Xah Talk Show 2023-12-11 Advent of Code Day 3, Live Coding, in WolframLang
Advent of Code 2023, Day 3, Problem Description
your input
467..114.. ...*...... ..35..633. ......#... 617*...... .....+.58. ..592..... ......755. ...$.*.... .664.598..
sum up all numbers that have one or more symbols adjacent to it, and adjacency include diagonal direction. Symbol is any character not period and not digit.

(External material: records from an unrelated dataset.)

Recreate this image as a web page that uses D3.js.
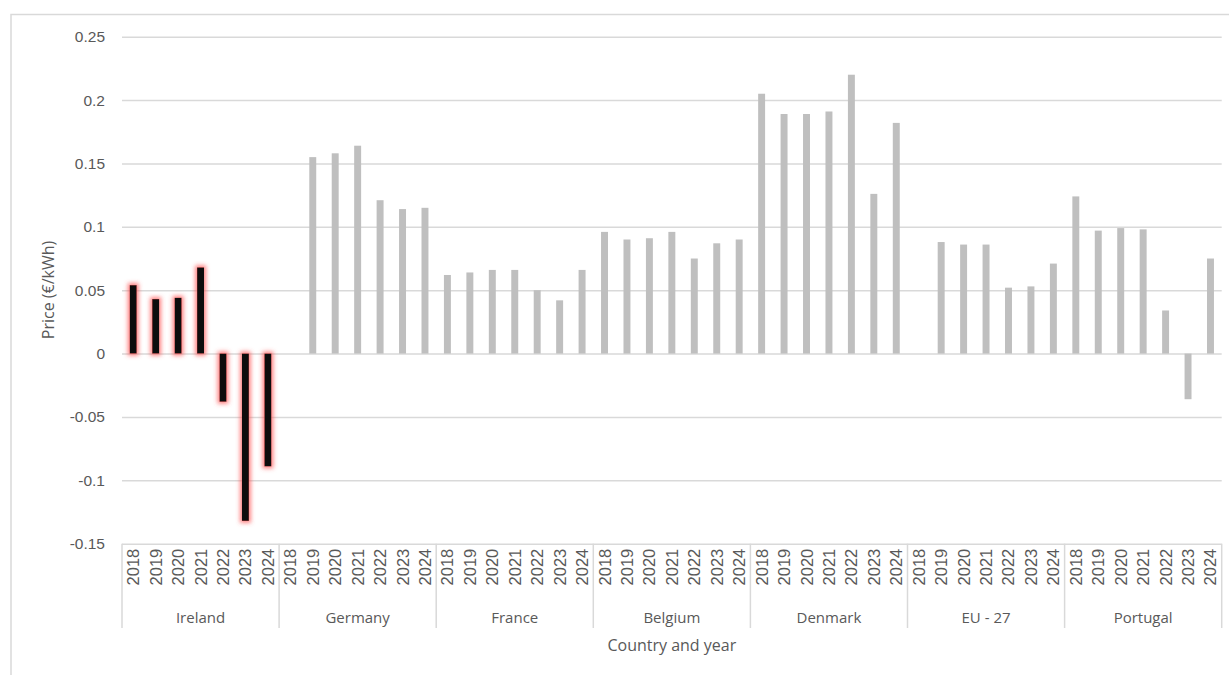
<!DOCTYPE html>
<html>
<head>
<meta charset="utf-8">
<script src="https://cdn.jsdelivr.net/npm/d3@7/dist/d3.min.js"></script>
<style>
  html, body { margin: 0; padding: 0; background: #ffffff; }
  svg { display: block; }
  .num { font-family: "Liberation Sans", Arial, sans-serif; fill: #595959; }
  .word { font-family: "Open Sans", "Liberation Sans", sans-serif; fill: #595959; }
</style>
</head>
<body>
<svg id="chart" width="1229" height="675"></svg>
<script>
// Electricity price by country and year (€/kWh)
const countries = ["Ireland", "Germany", "France", "Belgium", "Denmark", "EU - 27", "Portugal"];
const years = ["2018", "2019", "2020", "2021", "2022", "2023", "2024"];

const ireland  = [0.054, 0.043, 0.044, 0.068, -0.038, -0.132, -0.089];
const germany  = [null, 0.155, 0.158, 0.164, 0.121, 0.114, 0.115];
const france   = [0.062, 0.064, 0.066, 0.066, 0.050, 0.042, 0.066];
const belgium  = [0.096, 0.090, 0.091, 0.096, 0.075, 0.087, 0.090];
const denmark  = [0.205, 0.189, 0.189, 0.191, 0.220, 0.126, 0.182];
const eu27     = [null, 0.088, 0.086, 0.086, 0.052, 0.053, 0.071];
const portugal = [0.124, 0.097, 0.099, 0.098, 0.034, -0.036, 0.075];

const yTicks = [-0.15, -0.1, -0.05, 0, 0.05, 0.1, 0.15, 0.2, 0.25];
const yTickLabels = ["-0.15", "-0.1", "-0.05", "0", "0.05", "0.1", "0.15", "0.2", "0.25"];

const highlighted = "Ireland";

// Flatten into one row per (country, year)
const seriesByCountry = [ireland, germany, france, belgium, denmark, eu27, portugal];
const rows = [];
countries.forEach((c, ci) => {
  years.forEach((y, yi) => {
    rows.push({ country: c, year: y, key: c + "|" + y, value: seriesByCountry[ci][yi] });
  });
});

const svg = d3.select("#chart");
const plotLeft = 122, plotRight = 1221.7, plotTop = 36.7, plotBottom = 543.7;

// Chart frame (only left and top edges fall inside the view)
svg.append("rect")
  .attr("x", 11).attr("y", 14.5)
  .attr("width", 1400).attr("height", 800)
  .attr("fill", "none").attr("stroke", "#d9d9d9").attr("stroke-width", 1.5);

const y = d3.scaleLinear().domain([-0.15, 0.25]).range([plotBottom, plotTop]);
const x = d3.scaleBand()
  .domain(rows.map(d => d.key))
  .range([plotLeft, plotRight])
  .paddingInner(0.69)
  .paddingOuter(0.345);
const xGroup = d3.scaleBand().domain(countries).range([plotLeft, plotRight]).padding(0);

// Glow for the highlighted series
const defs = svg.append("defs");
const glow = defs.append("filter").attr("id", "glow")
  .attr("x", "-200%").attr("y", "-30%").attr("width", "500%").attr("height", "160%");
glow.append("feMorphology").attr("in", "SourceAlpha").attr("operator", "dilate").attr("radius", 1.5).attr("result", "fat");
glow.append("feGaussianBlur").attr("in", "fat").attr("stdDeviation", 2).attr("result", "blur");
glow.append("feFlood").attr("flood-color", "#ff4d4d").attr("flood-opacity", 0.7).attr("result", "col");
glow.append("feComposite").attr("in", "col").attr("in2", "blur").attr("operator", "in").attr("result", "shadow");
const merge = glow.append("feMerge");
merge.append("feMergeNode").attr("in", "shadow");
merge.append("feMergeNode").attr("in", "SourceGraphic");

// Horizontal gridlines via the y axis
const yAxis = d3.axisLeft(y)
  .tickValues(yTicks)
  .tickSize(-(plotRight - plotLeft))
  .tickPadding(17)
  .tickFormat((d, i) => yTickLabels[i]);
const gy = svg.append("g").attr("transform", `translate(${plotLeft},0)`).call(yAxis);
gy.select(".domain").remove();
gy.selectAll(".tick line").attr("stroke", "#d9d9d9").attr("stroke-width", 1.5);
gy.selectAll(".tick text")
  .attr("class", "num")
  .attr("font-size", 15.5)
  .attr("fill", "#595959");

// Bars
svg.append("g").selectAll("rect")
  .data(rows.filter(d => d.value !== null))
  .join("rect")
  .attr("x", d => x(d.key))
  .attr("width", x.bandwidth())
  .attr("y", d => y(Math.max(0, d.value)))
  .attr("height", d => Math.abs(y(d.value) - y(0)))
  .attr("fill", d => d.country === highlighted ? "#111111" : "#bfbfbf")
  .attr("filter", d => d.country === highlighted ? "url(#glow)" : null);

// Category axis: group separators
const bounds = countries.map(c => xGroup(c)).concat([plotRight]);
svg.append("g").selectAll("line")
  .data(bounds)
  .join("line")
  .attr("x1", d => d).attr("x2", d => d)
  .attr("y1", plotBottom).attr("y2", 628)
  .attr("stroke", "#d9d9d9").attr("stroke-width", 1.5);

// Year labels (rotated)
svg.append("g").selectAll("text")
  .data(rows)
  .join("text")
  .attr("class", "num")
  .attr("font-size", 16.5)
  .attr("text-anchor", "end")
  .attr("dominant-baseline", "central")
  .attr("transform", d => `translate(${x(d.key) + x.bandwidth() / 2},${plotBottom + 5}) rotate(-90)`)
  .text(d => d.year);

// Country labels
svg.append("g").selectAll("text")
  .data(countries)
  .join("text")
  .attr("class", "word")
  .attr("font-size", 15)
  .attr("text-anchor", "middle")
  .attr("x", d => xGroup(d) + xGroup.bandwidth() / 2)
  .attr("y", 623)
  .text(d => d);

// Axis titles
svg.append("text")
  .attr("class", "word")
  .attr("font-size", 16)
  .attr("text-anchor", "middle")
  .attr("x", (plotLeft + plotRight) / 2)
  .attr("y", 651)
  .text("Country and year");

svg.append("text")
  .attr("class", "word")
  .attr("font-size", 16)
  .attr("text-anchor", "middle")
  .attr("transform", `translate(54,290) rotate(-90)`)
  .text("Price (€/kWh)");
</script>
</body>
</html>
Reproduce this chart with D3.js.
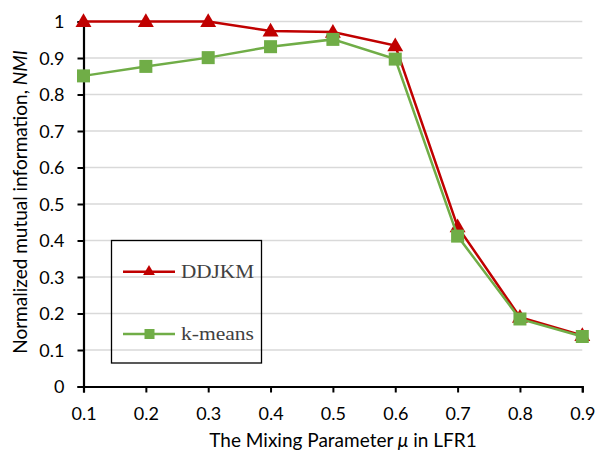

in this example, 114 and 58 are not adjacent to a symbol. Others are. Answer is 4361
Part 2
Find all asterisks, such that the asterisk has 2 and only 2 numbers that are adjacent. Multiply these 2 numbers together, you get a product.
sum all the products.
In sample input, there are two such asterisks. One the top left, with numbers 467 and 35. Product is 16345. One the lower right, with numbers 755 and 598. Product is 451490. sum is 467835
Solution
(* Advent of Code 2023, Day 3, part 1. solution. *) input = "467..114.. ...*...... ..35..633. ......#... 617*...... .....+.58. ..592..... ......755. ...$.*.... .664.598.."; input = ReadString[ "c:/Users/xah/web/xahlee_info/talk_show/i/advent_of_code_2023_day_3_input.txt" ]; xCharPerLine = StringPosition[ input, "\n", 1 ][[1,1]]-1; paddedLine= StringRepeat[".", xCharPerLine+2 ]; paddedInput = paddedLine <> StringReplace[ "."<> input <> "." , {"\n" -> "..",RegularExpression[ "[^\\d.]" ]->"x"} ] <> paddedLine; numPositions = StringPosition[ paddedInput , DigitCharacter.., Overlaps->False ]; Map[ Function[positionPair, Module[{beginPos, endPos, charCount, prevLineNeighbor, nextLineNeighbor, charNeighbors}, beginPos = positionPair[[1]]; endPos = positionPair[[2]]; charCount = beginPos - endPos + 1; prevLineNeighbor = StringTake[ paddedInput, {(beginPos-(xCharPerLine+2)-1), (endPos-(xCharPerLine+2)+1)} ]; nextLineNeighbor = StringTake[ paddedInput, {(beginPos+(xCharPerLine+2)-1), (endPos+(xCharPerLine+2))+1} ]; charNeighbors = StringTake[ paddedInput, {beginPos-1, endPos+1} ]; If[ Or@@ StringContainsQ[ {prevLineNeighbor, nextLineNeighbor, charNeighbors}, "x"], StringTake[ paddedInput, { beginPos, endPos } ]//ToExpression, 0] ] ], numPositions ]//Total (* toy input answer: 4361 my input answer: 535235 *)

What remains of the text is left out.